- _Rows_

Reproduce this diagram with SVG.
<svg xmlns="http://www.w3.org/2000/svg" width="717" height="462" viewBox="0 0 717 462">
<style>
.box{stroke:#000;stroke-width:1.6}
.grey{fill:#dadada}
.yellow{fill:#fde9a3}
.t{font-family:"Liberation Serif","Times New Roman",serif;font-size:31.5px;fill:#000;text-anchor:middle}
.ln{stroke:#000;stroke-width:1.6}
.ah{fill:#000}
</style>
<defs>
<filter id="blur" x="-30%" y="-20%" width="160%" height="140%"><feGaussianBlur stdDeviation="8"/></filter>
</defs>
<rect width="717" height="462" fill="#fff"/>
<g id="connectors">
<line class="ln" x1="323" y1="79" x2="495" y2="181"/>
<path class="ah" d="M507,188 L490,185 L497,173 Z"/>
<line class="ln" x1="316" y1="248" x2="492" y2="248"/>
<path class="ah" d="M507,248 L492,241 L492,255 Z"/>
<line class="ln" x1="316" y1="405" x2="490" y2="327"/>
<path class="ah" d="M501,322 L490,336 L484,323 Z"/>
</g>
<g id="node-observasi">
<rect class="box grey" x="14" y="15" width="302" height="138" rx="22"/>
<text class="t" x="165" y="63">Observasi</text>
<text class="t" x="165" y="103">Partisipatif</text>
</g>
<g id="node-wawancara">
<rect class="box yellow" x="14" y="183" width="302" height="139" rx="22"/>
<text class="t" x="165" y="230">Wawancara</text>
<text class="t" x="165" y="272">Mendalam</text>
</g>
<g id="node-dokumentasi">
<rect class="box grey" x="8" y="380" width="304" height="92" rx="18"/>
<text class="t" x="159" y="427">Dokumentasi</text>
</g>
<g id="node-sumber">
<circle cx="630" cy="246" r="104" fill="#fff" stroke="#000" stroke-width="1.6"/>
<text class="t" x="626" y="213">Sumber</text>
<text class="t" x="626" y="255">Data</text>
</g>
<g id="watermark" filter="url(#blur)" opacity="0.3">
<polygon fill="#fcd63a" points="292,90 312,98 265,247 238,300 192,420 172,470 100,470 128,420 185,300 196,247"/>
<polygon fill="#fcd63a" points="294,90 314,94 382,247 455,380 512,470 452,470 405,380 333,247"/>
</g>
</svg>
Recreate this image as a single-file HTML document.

- _Problem to solve_
All lines in the data that contain the word "this" should be copied.

- _Right answer_
Reproduce this diagram with SVG.
Recreate this image as a single-file HTML document.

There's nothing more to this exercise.